I am not Puerto Rican, though I have a close to 60-year history with the island and its people here on the mainland. My husband is Puerto Rican, as are some of my cousins, and many of my closest friends and political allies. After Maria when I saw how quickly news from the island disappeared from headlines here on the mainland, or that articles on Puerto Rice were covered only from the perspective of those in power, I made a commitment, “a promesa,” to do what I could to amplify skimpy mainstream media coverage of recovery efforts on the island—as well as covering the Puerto Rican community here.

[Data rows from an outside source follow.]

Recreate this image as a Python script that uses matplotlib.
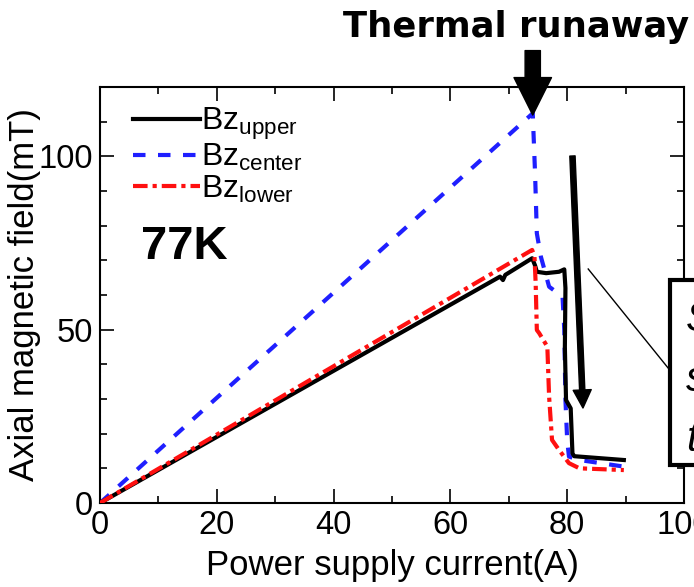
import matplotlib
matplotlib.use('Agg')
import matplotlib.pyplot as plt
from matplotlib.patches import Rectangle
from matplotlib.ticker import MultipleLocator

plt.rcParams['font.family'] = ['Liberation Sans', 'DejaVu Sans']
plt.rcParams['mathtext.default'] = 'regular'

# current (A) / field (mT)
upper_x = [0, 68.5, 69.0, 69.4, 74.0, 74.5, 74.8, 76.4, 78.6, 79.5, 79.7, 79.6, 79.8, 80.6, 80.9, 81.2, 89.7]
upper_y = [0, 65.3, 64.3, 65.8, 70.6, 68.5, 66.7, 66.3, 66.7, 67.4, 62.0, 45.0, 29.7, 27.3, 14.3, 13.5, 12.4]

center_x = [0, 74.1, 74.5, 74.8, 75.5, 76.9, 79.2, 79.5, 79.7, 80.0, 80.3, 82.1, 89.7]
center_y = [0, 112.4, 95.0, 77.8, 71.0, 62.4, 59.5, 50.0, 29.7, 18.0, 13.4, 12.4, 10.5]

lower_x = [0, 74.0, 74.4, 74.6, 74.8, 75.2, 76.6, 76.9, 77.4, 78.6, 80.3, 82.1, 89.7]
lower_y = [0, 73.0, 71.0, 63.4, 49.9, 49.0, 45.1, 30.7, 18.2, 15.3, 11.5, 10.0, 9.5]

labels = ['Bz$_{upper}$', 'Bz$_{center}$', 'Bz$_{lower}$']

fig = plt.figure(figsize=(6.94, 5.87), dpi=100)
ax = fig.add_axes([100/694, 84/587, 584/694, 416/587])

ax.plot(upper_x, upper_y, color='black', lw=3, ls='-', label=labels[0], zorder=3)
ax.plot(center_x, center_y, color='#1f1fff', lw=3, ls=(0, (3, 3)), label=labels[1], zorder=2)
ax.plot(lower_x, lower_y, color='#ff1010', lw=3, ls=(0, (3.5, 1.2, 1, 1.2)), label=labels[2], zorder=4)

ax.set_xlim(0, 100)
ax.set_ylim(0, 120)
ax.xaxis.set_major_locator(MultipleLocator(20))
ax.xaxis.set_minor_locator(MultipleLocator(10))
ax.yaxis.set_major_locator(MultipleLocator(50))
ax.yaxis.set_minor_locator(MultipleLocator(10))
ax.tick_params(which='both', direction='in', top=True, right=True, width=1.2, labelsize=23.5, pad=5)
ax.tick_params(which='major', length=10)
ax.tick_params(which='minor', length=5)
for s in ax.spines.values():
    s.set_linewidth(1.5)

ax.set_xlabel('Power supply current(A)', fontsize=25, labelpad=6)
ax.set_ylabel('Axial magnetic field(mT)', fontsize=25, labelpad=-2)

ax.legend(loc='upper left', bbox_to_anchor=(0.023, 1.0), frameon=False, fontsize=23,
          handlelength=2.1, handletextpad=0.05, labelspacing=0.0, borderaxespad=0.2)

ax.text(0.07, 0.615, '77K', transform=ax.transAxes, fontsize=34, fontweight='bold', va='center')

# thermal runaway label + arrow
fig.text(516/694, 1 - 37/587, 'Thermal runaway', fontsize=25.5, fontweight='bold', family='DejaVu Sans',
         ha='center', va='baseline')
ax.annotate('', xy=(74.1, 111.9), xytext=(74.1, 130.5), annotation_clip=False,
            arrowprops=dict(arrowstyle='simple,head_width=2.7,head_length=2.7,tail_width=1.1',
                            mutation_scale=10, color='black', shrinkA=0, shrinkB=0))

# drop arrow
ax.annotate('', xy=(82.7, 27.4), xytext=(80.9, 100.1),
            arrowprops=dict(arrowstyle='simple,head_width=1.3,head_length=1.3,tail_width=0.38',
                            mutation_scale=10, color='black', shrinkA=0, shrinkB=0))

# callout box on the right edge (cut by the image border, as in the original)
ax.plot([83.6, 97.3], [67.5, 38.9], color='black', lw=1)
fig.patches.append(Rectangle((670/694, 122/587), 0.1, 185/587, transform=fig.transFigure,
                             fill=True, facecolor='white', edgecolor='black', lw=3, zorder=5))
for i, w in enumerate(['Sudden', 'superconducting', 'transition']):
    fig.text(686/694, 1 - (320 + 60*i)/587, w, fontsize=30, style='italic',
             va='center', ha='left', zorder=6)

fig.savefig('out.png', dpi=100)
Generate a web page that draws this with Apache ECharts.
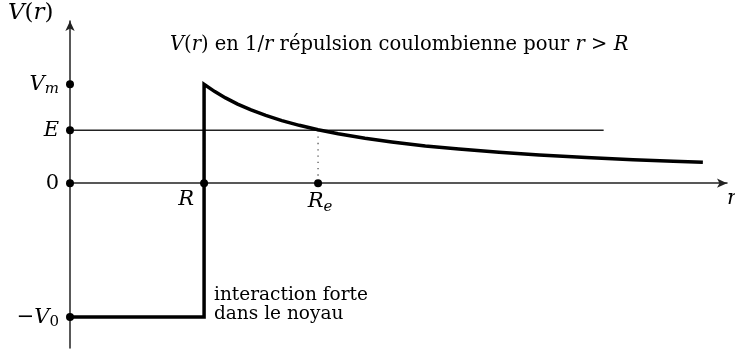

To the best of my ability I’ve kept that promise, and have continued to post stories and promote social media posts about Puerto Rico every day. Though Monday is an anniversary and I expect that a few mainstream media outlets will mark the day, I will post again tomorrow and in the days that follow. Though prayers to “descanse en paz” (rest in peace) are still said daily for those who died, there can be no true peace for the island’s living people if they continue to be second-class citizens of the U.S.
After any natural disaster, the next phase always uses the term “recovery,” which applies not simply to grief and loss, but to the repair of the damage to homes, businesses, infrastructure, the economy, and to a way of life. In the case of Maria, that phase was severely hampered and has not been completed due to the politics of both a Trump-headed hostile government up until January 2021, and the complicated and fractured politics of the island itself, strangled in the grip of a territorial and colonial relationship with the U.S. mainland that predates this particular disaster.
Before addressing where things stand today and what the future may hold for both the island and Puerto Ricans here on the mainland, let us first remember the lives lost and the families who grieve.
This 2018 tweet links to a database of the names and stories of many of those who died.
I went back and read a few of those stories this morning and thought about the family members who survived, wondering if they stayed or fled to the mainland. Then I did my daily search for news and was glad to see that there was at least one story, filed by Nicole Acevedo, who reports for NBC News Latino:
There are reminders of the destruction, with thousands of homes, many of them still covered with blue tarps, yet to be fixed. Constant power outages remind Puerto Ricans that essential work to modernize the antiquated electric grid decimated by Maria has not yet begun. Deteriorating school buildings, roads, bridges and even health care facilities point to a slow reconstruction process that has not yet picked up its pace.
A new analysis by the Center for a New Economy, a Puerto Rico-based nonpartisan think tank, argues that rebuilding after the hurricane is just one of three “systemic shocks” — along with the Covid-19 pandemic and the decadelong financial crisis — that is challenging Puerto Rico.
Hurricane damage is still not repaired, homes still have blue tarps, and the impact of COVID-19 and the continuing power outages are all part of the problems and challenges. Starting this year, the Biden administration was able to reverse the Trump-initiated stranglehold on congressionally approved recovery funds. However, deep problems and conflicts remain. The un-elected Financial Oversight and Management Board, which is dubbed “La Junta” by Puerto Rican progressives and activists, still has a stranglehold on the island’s finances.
The political history of the island and its relationship to the United States is still not well understood here on the mainland, and the island’s government is controlled by a very powerful moneyed class who are allied with mainland Republicans and pro-statehood forces.
Progressive Puerto Ricans here in the diaspora are actively engaged in fighting for the island’s future.
What that future holds for Puerto Rico is still unknown. My prayer is that Puerto Rico will one day have the power to determine its own destiny. Pa’lante Puerto Rico.